• [Your task]: Omit all pictures. Copy the rest of the material exactly.

• [Data]:
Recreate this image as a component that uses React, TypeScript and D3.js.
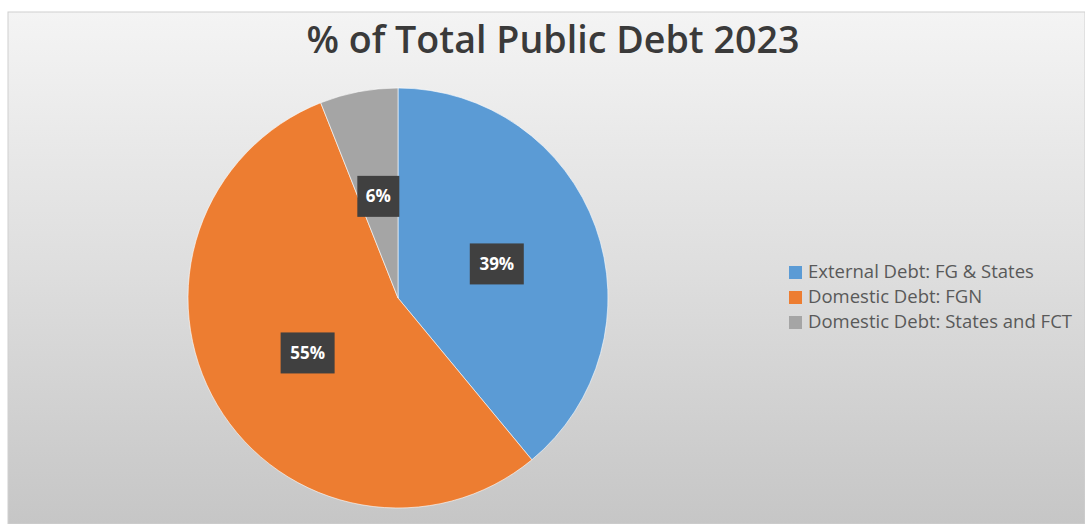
import React, { useEffect, useRef } from "react";
import * as d3 from "d3";

const categories = [
  "External Debt: FG & States",
  "Domestic Debt: FGN",
  "Domestic Debt: States and FCT",
];
const shares = [39, 55, 6];
const colors = ["#5b9bd5", "#ed7d31", "#a5a5a5"];
const title = "% of Total Public Debt 2023";

const W = 1085;
const H = 524;

export default function App() {
  const ref = useRef<SVGSVGElement | null>(null);

  useEffect(() => {
    const svg = d3.select(ref.current);
    svg.selectAll("*").remove();

    const defs = svg.append("defs");
    const grad = defs
      .append("linearGradient")
      .attr("id", "bg")
      .attr("x1", 0)
      .attr("y1", 0)
      .attr("x2", 0)
      .attr("y2", 1);
    grad.append("stop").attr("offset", "0%").attr("stop-color", "#f4f4f4");
    grad.append("stop").attr("offset", "50%").attr("stop-color", "#dedede");
    grad.append("stop").attr("offset", "100%").attr("stop-color", "#c6c6c6");

    svg.append("rect").attr("width", W).attr("height", H).attr("fill", "#ffffff");
    svg
      .append("rect")
      .attr("x", 8)
      .attr("y", 12)
      .attr("width", W - 8)
      .attr("height", H - 12)
      .attr("fill", "url(#bg)")
      .attr("stroke", "#d0d0d0")
      .attr("stroke-width", 1);

    svg
      .append("text")
      .attr("x", 553)
      .attr("y", 53)
      .attr("text-anchor", "middle")
      .attr("font-family", "'Open Sans', 'Noto Sans', sans-serif")
      .attr("font-size", 37)
      .attr("font-weight", 600)
      .attr("fill", "#3a3a3a")
      .attr("textLength", 493)
      .attr("lengthAdjust", "spacingAndGlyphs")
      .text(title);

    const cx = 398;
    const cy = 298;
    const r = 210;

    const pie = d3
      .pie<number>()
      .sort(null)
      .value((d) => d);
    const arcs = pie(shares);
    const arc = d3.arc<d3.PieArcDatum<number>>().innerRadius(0).outerRadius(r);
    const labelArc = d3
      .arc<d3.PieArcDatum<number>>()
      .innerRadius(r * 0.5)
      .outerRadius(r * 0.5);

    const g = svg.append("g").attr("transform", `translate(${cx},${cy})`);
    g.selectAll("path.slice")
      .data(arcs)
      .join("path")
      .attr("class", "slice")
      .attr("d", arc)
      .attr("fill", (_, i) => colors[i])
      .attr("stroke", "#ffffff")
      .attr("stroke-width", 0.6);

    const labels = g
      .selectAll("g.lbl")
      .data(arcs)
      .join("g")
      .attr("class", "lbl")
      .attr("transform", (d) => {
        const [x, y] = labelArc.centroid(d);
        return `translate(${x},${y + 1})`;
      });

    labels
      .append("rect")
      .attr("x", (d) => (d.data < 10 ? -21 : -27))
      .attr("y", -20)
      .attr("width", (d) => (d.data < 10 ? 42 : 54))
      .attr("height", 41)
      .attr("fill", "#404040");

    labels
      .append("text")
      .attr("text-anchor", "middle")
      .attr("dy", "0.36em")
      .attr("font-family", "'Open Sans', 'Noto Sans', sans-serif")
      .attr("font-size", 17)
      .attr("font-weight", 700)
      .attr("fill", "#ffffff")
      .text((d) => `${d.data}%`);

    const legend = svg.append("g");
    const rowY = d3
      .scalePoint<string>()
      .domain(categories)
      .range([272, 322]);
    const rows = legend
      .selectAll("g.row")
      .data(categories)
      .join("g")
      .attr("class", "row")
      .attr("transform", (d) => `translate(789,${rowY(d)})`);
    rows
      .append("rect")
      .attr("x", 0)
      .attr("y", -6)
      .attr("width", 13)
      .attr("height", 13)
      .attr("fill", (_, i) => colors[i]);
    rows
      .append("text")
      .attr("x", 19)
      .attr("dy", "0.35em")
      .attr("font-family", "'Open Sans', 'Noto Sans', sans-serif")
      .attr("font-size", 18.5)
      .attr("fill", "#595959")
      .text((d) => d);
  }, []);

  return (
    <svg
      ref={ref}
      width={W}
      height={H}
      style={{ position: "absolute", left: 0, top: 0, display: "block" }}
    />
  );
}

• [Correct answer]:
Recreate this image as a component that uses React, TypeScript and D3.js.
import React, { useEffect, useRef } from "react";
import * as d3 from "d3";

const categories = [
  "External Debt: FG & States",
  "Domestic Debt: FGN",
  "Domestic Debt: States and FCT",
];
const shares = [39, 55, 6];
const colors = ["#5b9bd5", "#ed7d31", "#a5a5a5"];
const title = "% of Total Public Debt 2023";

const W = 1085;
const H = 524;

export default function App() {
  const ref = useRef<SVGSVGElement | null>(null);

  useEffect(() => {
    const svg = d3.select(ref.current);
    svg.selectAll("*").remove();

    const defs = svg.append("defs");
    const grad = defs
      .append("linearGradient")
      .attr("id", "bg")
      .attr("x1", 0)
      .attr("y1", 0)
      .attr("x2", 0)
      .attr("y2", 1);
    grad.append("stop").attr("offset", "0%").attr("stop-color", "#f4f4f4");
    grad.append("stop").attr("offset", "50%").attr("stop-color", "#dedede");
    grad.append("stop").attr("offset", "100%").attr("stop-color", "#c6c6c6");

    svg.append("rect").attr("width", W).attr("height", H).attr("fill", "#ffffff");
    svg
      .append("rect")
      .attr("x", 8)
      .attr("y", 12)
      .attr("width", W - 8)
      .attr("height", H - 12)
      .attr("fill", "url(#bg)")
      .attr("stroke", "#d0d0d0")
      .attr("stroke-width", 1);

    svg
      .append("text")
      .attr("x", 553)
      .attr("y", 53)
      .attr("text-anchor", "middle")
      .attr("font-family", "'Open Sans', 'Noto Sans', sans-serif")
      .attr("font-size", 37)
      .attr("font-weight", 600)
      .attr("fill", "#3a3a3a")
      .attr("textLength", 493)
      .attr("lengthAdjust", "spacingAndGlyphs")
      .text(title);

    const cx = 398;
    const cy = 298;
    const r = 210;

    const pie = d3
      .pie<number>()
      .sort(null)
      .value((d) => d);
    const arcs = pie(shares);
    const arc = d3.arc<d3.PieArcDatum<number>>().innerRadius(0).outerRadius(r);
    const labelArc = d3
      .arc<d3.PieArcDatum<number>>()
      .innerRadius(r * 0.5)
      .outerRadius(r * 0.5);

    const g = svg.append("g").attr("transform", `translate(${cx},${cy})`);
    g.selectAll("path.slice")
      .data(arcs)
      .join("path")
      .attr("class", "slice")
      .attr("d", arc)
      .attr("fill", (_, i) => colors[i])
      .attr("stroke", "#ffffff")
      .attr("stroke-width", 0.6);

    const labels = g
      .selectAll("g.lbl")
      .data(arcs)
      .join("g")
      .attr("class", "lbl")
      .attr("transform", (d) => {
        const [x, y] = labelArc.centroid(d);
        return `translate(${x},${y + 1})`;
      });

    labels
      .append("rect")
      .attr("x", (d) => (d.data < 10 ? -21 : -27))
      .attr("y", -20)
      .attr("width", (d) => (d.data < 10 ? 42 : 54))
      .attr("height", 41)
      .attr("fill", "#404040");

    labels
      .append("text")
      .attr("text-anchor", "middle")
      .attr("dy", "0.36em")
      .attr("font-family", "'Open Sans', 'Noto Sans', sans-serif")
      .attr("font-size", 17)
      .attr("font-weight", 700)
      .attr("fill", "#ffffff")
      .text((d) => `${d.data}%`);

    const legend = svg.append("g");
    const rowY = d3
      .scalePoint<string>()
      .domain(categories)
      .range([272, 322]);
    const rows = legend
      .selectAll("g.row")
      .data(categories)
      .join("g")
      .attr("class", "row")
      .attr("transform", (d) => `translate(789,${rowY(d)})`);
    rows
      .append("rect")
      .attr("x", 0)
      .attr("y", -6)
      .attr("width", 13)
      .attr("height", 13)
      .attr("fill", (_, i) => colors[i]);
    rows
      .append("text")
      .attr("x", 19)
      .attr("dy", "0.35em")
      .attr("font-family", "'Open Sans', 'Noto Sans', sans-serif")
      .attr("font-size", 18.5)
      .attr("fill", "#595959")
      .text((d) => d);
  }, []);

  return (
    <svg
      ref={ref}
      width={W}
      height={H}
      style={{ position: "absolute", left: 0, top: 0, display: "block" }}
    />
  );
}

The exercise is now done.